徳の教え(62)道徳経下篇・徳経(25)
爲道(いどう)第六十二と言う副題がついています。
道を為す事について。
道は全ての奥妙であり、どんな人でも欲しがるもの。
よこしまな心でこれを得ると、巧言令色を呈して尊敬を獲得し、心とは裏腹ににこやかな顔をする事で人から賞賛される。
今の時代も権威と言う傘の下で、優しく見える人は多くがこの部類。
しかし、だからといって拒絶や批判するものではない。
最終的に人の心に遺るのは、貴重なものでも、権威でもなく、道だからだ。
道を貴いとする理由は、どんな人にも公平に開かれているからである。
【直訳】
道は万物の奥なり。

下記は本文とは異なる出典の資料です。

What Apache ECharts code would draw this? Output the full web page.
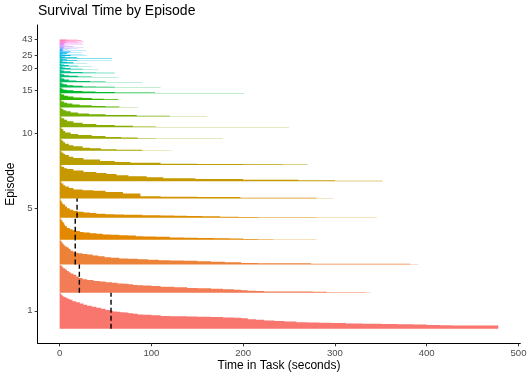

善人の宝にして、不善人の保つところなり。美言はもって市うるべく、尊行はもって人に加うべし。人の不善なる、何の棄つるものかこれあらん。故に天子を立て、三公を置き、璧(へき)を拱(と)りてもって駟馬(しば)を先にするありといえども、坐してこの道を進むにしかず。いにしえのこの道を貴ぶゆえんは何ぞ。もって求むれば得、罪ありてもって免がるといわずや。故に天下の貴たり。
【原文】
道者萬物之奧。善人之寳、不善人之所保。美言可以市、尊行可以加人。人之不善、何棄之有。故立天子、置三公、雖有拱璧以先駟馬、不如坐進此道。古之所以貴此道者何。不曰以求得、有罪以免耶。故爲天下貴。